Monday, July 03, 2006

Hoc Est Corpus Meum

I forgot whom, but somewhere along the line, I head a preacher or teacher discussing the words of institution. Somehow I remember him saying that in the original, there was no equivalent of of the word "is", no "est" like in the Latin: Hoc est corpus meum. The teacher was saying that "I am the door" was a similar construction, and clearly none of us believe in Christ's literal door-ness.

Today I finally looked it up, and there staring back at me on page 102 of my Greek New Testament are the words, touto estin to soma mou. Now, it's been 6 or 7 years since I studied Greek in college, but I remember that estin is an eimi verb. So, I went Googling for what in the world I was recalling. Turns out that some have argued that since Aramaic has no connecting verbs, and since Jesus must have been speaking Aramaic in the upper room, he didn't intend what the gospel author's imply with their Greek constructions.

The psychological principle here is called source monitoring error. The danger of misinformation is enhanced when the information is encoded, but the source is not. Behavior can be changed, in this case, some residual doubts about the Real Presence, based on hearing information from dubious sources. You remember that "somewhere" you heard thus and such, but you can't quite remember where it was that you heard it. In the laboratory, researchers have shown that information from even very non-credible sources (think Pravda), can change attitudes and behavior.

Could this teaching that I was exposed to have come from a Christian who held high regard for the Scriptures, but was overcome by a tempting fact (lack of "being" verbs in the Aramaic) that supported his theology so well? Given that the Church of the East is in communion with Rome (if I can trust the "collective ignorance" of Wikipedia) then I don't think that they use this argument about the words of institution, despite their use of the Peshitta. (Some Aramaic primacists in the CotE claim that Aramaic is the language of the monographs of the N.T.).

5 Comments:

Blogger solarblogger said...

Nice post.

It took me a little work to follow (and I LIKE reading Psychology). Let me add a little info for readers who may not know the jargon.

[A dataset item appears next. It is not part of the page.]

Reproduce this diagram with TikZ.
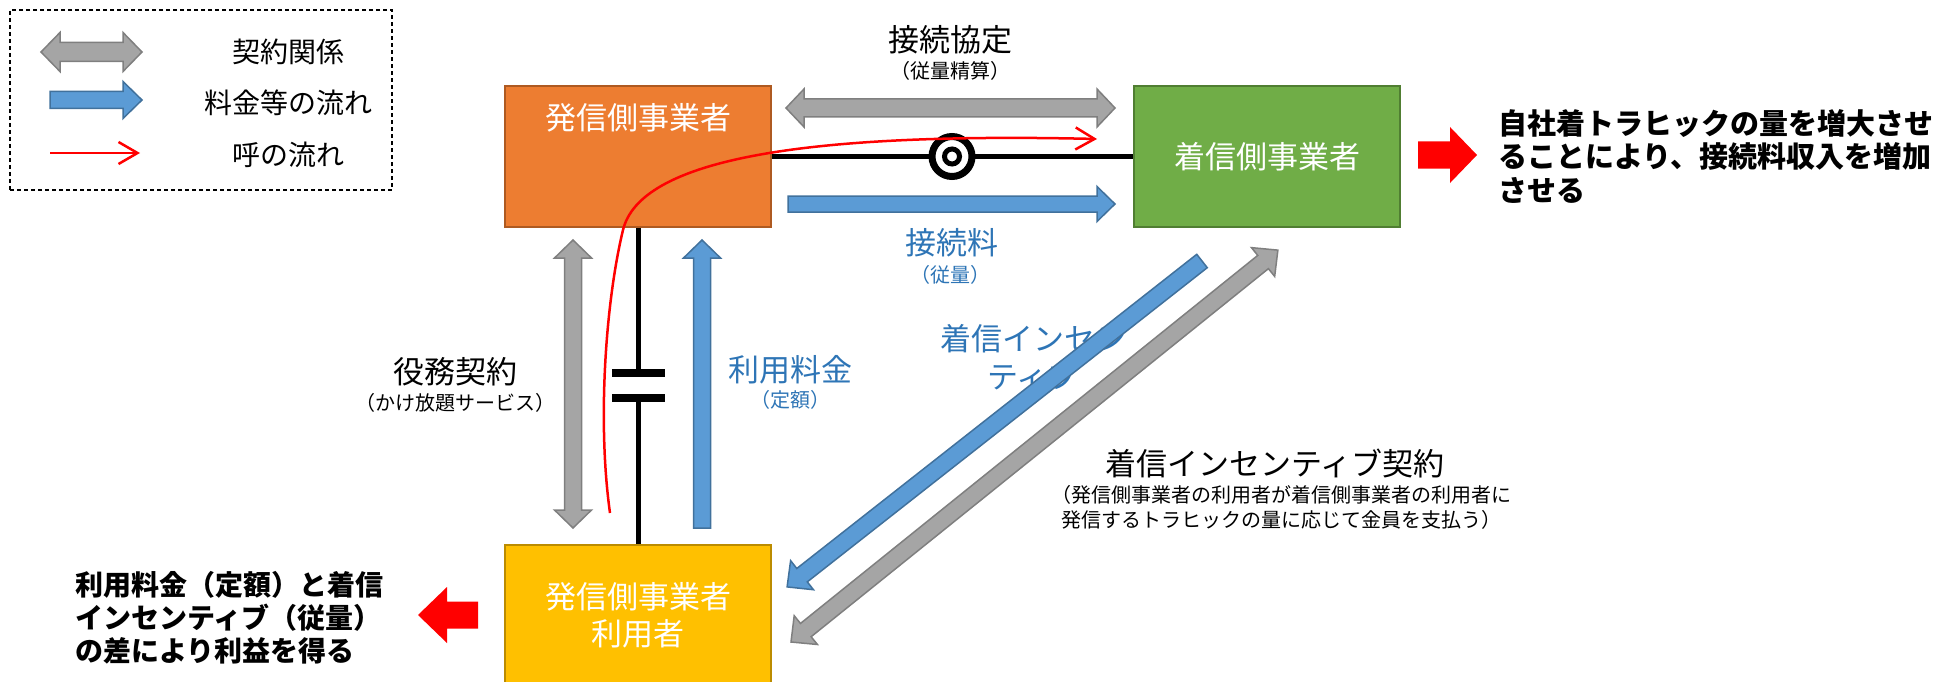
\documentclass[tikz,border=0pt]{standalone}
\usepackage{fontspec}
\setmainfont{Noto Sans CJK JP}
\usetikzlibrary{arrows.meta,calc}

\definecolor{boxorange}{HTML}{ED7D31}
\definecolor{boxorangeline}{HTML}{AE5A21}
\definecolor{boxgreen}{HTML}{70AD47}
\definecolor{boxgreenline}{HTML}{507E32}
\definecolor{boxyellow}{HTML}{FFC000}
\definecolor{boxyellowline}{HTML}{BC8C00}
\definecolor{arrgray}{HTML}{A5A5A5}
\definecolor{arrgrayline}{HTML}{7F7F7F}
\definecolor{arrblue}{HTML}{5B9BD5}
\definecolor{arrblueline}{HTML}{41719C}
\definecolor{txtblue}{HTML}{2E75B6}

\tikzset{
  bizbox/.style={draw, line width=1.5pt, minimum width=266pt, minimum height=141pt,
    inner sep=0pt, text=white, font=\fontsize{31}{37}\selectfont},
  toptext/.style={text height=27pt, text depth=80pt},
  legbox/.style={draw, line width=1.2pt, dash pattern=on 4pt off 3pt,
    minimum width=382pt, minimum height=180pt},
  legtext/.style={font=\fontsize{28}{34}\selectfont},
  bigtext/.style={font=\fontsize{31}{38}\selectfont},
  smalltext/.style={font=\fontsize{20}{25}\selectfont},
  boldtext/.style={align=left, inner sep=0pt, font=\fontsize{29}{33.5}\selectfont\bfseries},
  grayarr/.style={fill=arrgray, draw=arrgrayline, line width=1.5pt},
  bluearr/.style={fill=arrblue, draw=arrblueline, line width=1.5pt},
  fatred/.style={fill=red, draw=none},
  wire/.style={line width=5pt},
  capbar/.style={line width=8pt},
  poi/.style={circle, draw, line width=7pt, minimum size=40pt, fill=white, inner sep=0pt},
  callflow/.style={draw=red, line width=2.5pt, -{Straight Barb[length=19pt,width=22pt]}}
}

% #1 style, #2 from, #3 to, #4 half shaft, #5 half head, #6 head length
\newcommand{\blockarrow}[6]{%
  \path let \p1=(#2), \p2=(#3) in
    \pgfextra{\pgfmathsetmacro{\arrang}{atan2(\y2-\y1,\x2-\x1)}%
      \pgfmathsetmacro{\arrlen}{veclen(\x2-\x1,\y2-\y1)}%
      \global\let\arrang\arrang\global\let\arrlen\arrlen};
  \draw[#1, shift={(#2)}, rotate=\arrang]
    (0pt,-#4pt) -- (\arrlen pt-#6pt,-#4pt) -- (\arrlen pt-#6pt,-#5pt) -- (\arrlen pt,0pt)
    -- (\arrlen pt-#6pt,#5pt) -- (\arrlen pt-#6pt,#4pt) -- (0pt,#4pt) -- cycle;
}
\newcommand{\blockdarrow}[6]{%
  \path let \p1=(#2), \p2=(#3) in
    \pgfextra{\pgfmathsetmacro{\arrang}{atan2(\y2-\y1,\x2-\x1)}%
      \pgfmathsetmacro{\arrlen}{veclen(\x2-\x1,\y2-\y1)}%
      \global\let\arrang\arrang\global\let\arrlen\arrlen};
  \draw[#1, shift={(#2)}, rotate=\arrang]
    (0pt,0pt) -- (#6pt,-#5pt) -- (#6pt,-#4pt) -- (\arrlen pt-#6pt,-#4pt) -- (\arrlen pt-#6pt,-#5pt)
    -- (\arrlen pt,0pt) -- (\arrlen pt-#6pt,#5pt) -- (\arrlen pt-#6pt,#4pt) -- (#6pt,#4pt)
    -- (#6pt,#5pt) -- cycle;
}

\begin{document}
\begin{tikzpicture}[x=1pt, y=-1pt]
\useasboundingbox (0,0) rectangle (1954,682);

\node[legbox] (legend) at (201,100) {};
\coordinate (lk1) at (41,52);
\coordinate (lk2) at (142,52);
\coordinate (lf1) at (50,100);
\coordinate (lf2) at (142,100);
\coordinate (lc1) at (50,153);
\coordinate (lc2) at (140,153);
\blockdarrow{grayarr}{lk1}{lk2}{9.5}{19.5}{19}
\blockarrow{bluearr}{lf1}{lf2}{8.5}{18.5}{19}
\draw[callflow] (lc1) -- (lc2);
\node[legtext] (lt1) at (288,52) {契約関係};
\node[legtext] (lt2) at (288,103) {料金等の流れ};
\node[legtext] (lt3) at (288,155) {呼の流れ};

\node[bizbox, fill=boxorange, draw=boxorangeline, toptext] (orig) at (638,156.5) {発信側事業者};
\node[bizbox, fill=boxgreen, draw=boxgreenline] (term) at (1267,156.5) {着信側事業者};
\node[bizbox, fill=boxyellow, draw=boxyellowline, align=center] (user) at (638,615.5) {発信側事業者\\利用者};

\draw[wire] (orig.east) -- (term.west);
\node[poi] (poi) at (952,156.5) {};
\draw[line width=5pt] (poi.center) circle (7.5);

\coordinate (capa) at (638,373);
\coordinate (capb) at (638,398);
\draw[wire] (orig.south) -- (capa);
\draw[wire] (capb) -- (user.north);
\draw[capbar] ([xshift=-26pt]capa) -- ([xshift=27pt]capa);
\draw[capbar] ([xshift=-26pt]capb) -- ([xshift=27pt]capb);

\coordinate (ka) at (786,108);
\coordinate (kb) at (1115,108);
\blockdarrow{grayarr}{ka}{kb}{9}{19}{18}
\coordinate (fa) at (788,204);
\coordinate (fb) at (1115,204);
\blockarrow{bluearr}{fa}{fb}{8}{17.5}{18}
\coordinate (ya) at (573,528);
\coordinate (yb) at (573,240);
\blockdarrow{grayarr}{ya}{yb}{8.5}{18.5}{18}
\coordinate (ra) at (702,528);
\coordinate (rb) at (702,240);
\blockarrow{bluearr}{ra}{rb}{8.5}{18.5}{18}

\node[bigtext, text=txtblue, align=center] (inct) at (1033,358) {着信インセン\\ティブ};
\coordinate (ia) at (1202,261);
\coordinate (ib) at (787,587);
\blockarrow{bluearr}{ia}{ib}{8.5}{18.5}{19}
\coordinate (ic) at (791,642);
\coordinate (id) at (1278,250);
\blockdarrow{grayarr}{ic}{id}{8.5}{18.5}{19}

\coordinate (ga) at (1418,155);
\coordinate (gb) at (1477,155);
\blockarrow{fatred}{ga}{gb}{13.5}{28}{27}
\coordinate (pa) at (478,615);
\coordinate (pb) at (418,615);
\blockarrow{fatred}{pa}{pb}{13.5}{28}{29}

\coordinate (cs) at (610,513);
\coordinate (ce) at (1097,139);
\draw[callflow] (cs) .. controls (597,420) and (606,300) .. (623,230) .. controls (640,160) and (800,132) .. (ce);

\node[bigtext] (kt) at (950,40) {接続協定};
\node[smalltext] (kts) at (950,71) {（従量精算）};
\node[bigtext, text=txtblue] (ct) at (952,243) {接続料};
\node[smalltext, text=txtblue] (cts) at (950,275) {（従量）};
\node[bigtext] (et) at (455,372) {役務契約};
\node[smalltext] (ets) at (455,403) {（かけ放題サービス）};
\node[bigtext, text=txtblue] (rt) at (790,370) {利用料金};
\node[smalltext, text=txtblue] (rts) at (790,400) {（定額）};
\node[bigtext] (ict) at (1275,463) {着信インセンティブ契約};
\node[smalltext, align=center] (icts) at (1281,507) {（発信側事業者の利用者が着信側事業者の利用者に\\発信するトラヒックの量に応じて金員を支払う）};

\node[boldtext, anchor=west] (gain) at (1498,156.5) {自社着トラヒックの量を増大させ\\ることにより、接続料収入を増加\\させる};
\node[boldtext, anchor=west, font=\fontsize{28}{33}\selectfont\bfseries] (profit) at (75,618) {利用料金（定額）と着信\\インセンティブ（従量）\\の差により利益を得る};
\end{tikzpicture}
\end{document}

When you say "encoded" you mean encoded in memory. So the information was encoded into memory, but the source was not encoded into memory. You remembered the theory, but not where it came from. (If any of your readers are not familiar with the term "encoded" in this context, they might wonder what kind of code the information was in.)

I also think that people tend to accept grammatical arguments from authority a little too easily. Granted, if they don't know a language, they can hardly look this stuff up for themselves, but they should probably treat it all as rumor. At the level of what they hear on infomercials. Sure, it sounds plausible, but what doesn't when you don't know about a field?

If they want to trust experts they can trust their English translators, and decide that even if it doesn't work perfectly, their English Bibles are probably a better guide to meaning than someone's gas about the Greek. (So long as they use a fairly literal translation and not the Nearly Inspired Version.) Though I think Lenski does a decent job of explaining the Greek, and his English translations are careful, even if not always pretty. If the experts are Lenski or F.F. Bruce, it's probably safe to listen.

1:00 AM  
Blogger Kletos Sumboulos said...

Thanks, Solarblogger. When I teach Intro to Psych, I tend to give visual cues to the class when I use jargon - pointing at my head when I say 'encoded.' I'm also pretty good at reading the expressions on various faces and adding examples to clarify. Minus those blank expressions, I can go awry.

Encoding is a technical term that refers to storing information, while retrieval refers to "remembering" the information. Other processes go on as well. For instance, factual information is stored with a kind of "time stamp" albeit not quite so exact.

9:20 AM  
Blogger solarblogger said...

No problem. That's how jargon tends to work, especially if it's good jargon like this. It allows you to save a lot of time during in house discussions. But when you switch audiences, a term like this can still slip out unawares.

Feedback in the form of facial expressions would be helpful. I think we would need some new emoticons. And they would have to work involuntarily. Wait! Stop! I'm having flashbacks from "A Clockwork Orange"!

1:24 PM  
Blogger Robert Elart Waters said...

The argument- a common one among the small-r reformed- is also based on an implied denial of the inspiration of Scripture.

Aramaic may not use the copulative verb-
but Greek does! The biblical text is the commentary of the Third Person of the Trinity on what the Second Person meant!

7:41 PM  
Blogger Robert Elart Waters said...

Also, I think the "Church of the East" referred to in Wikipedia is (are?) the Uniate churches, not the misnamed "Orthodox."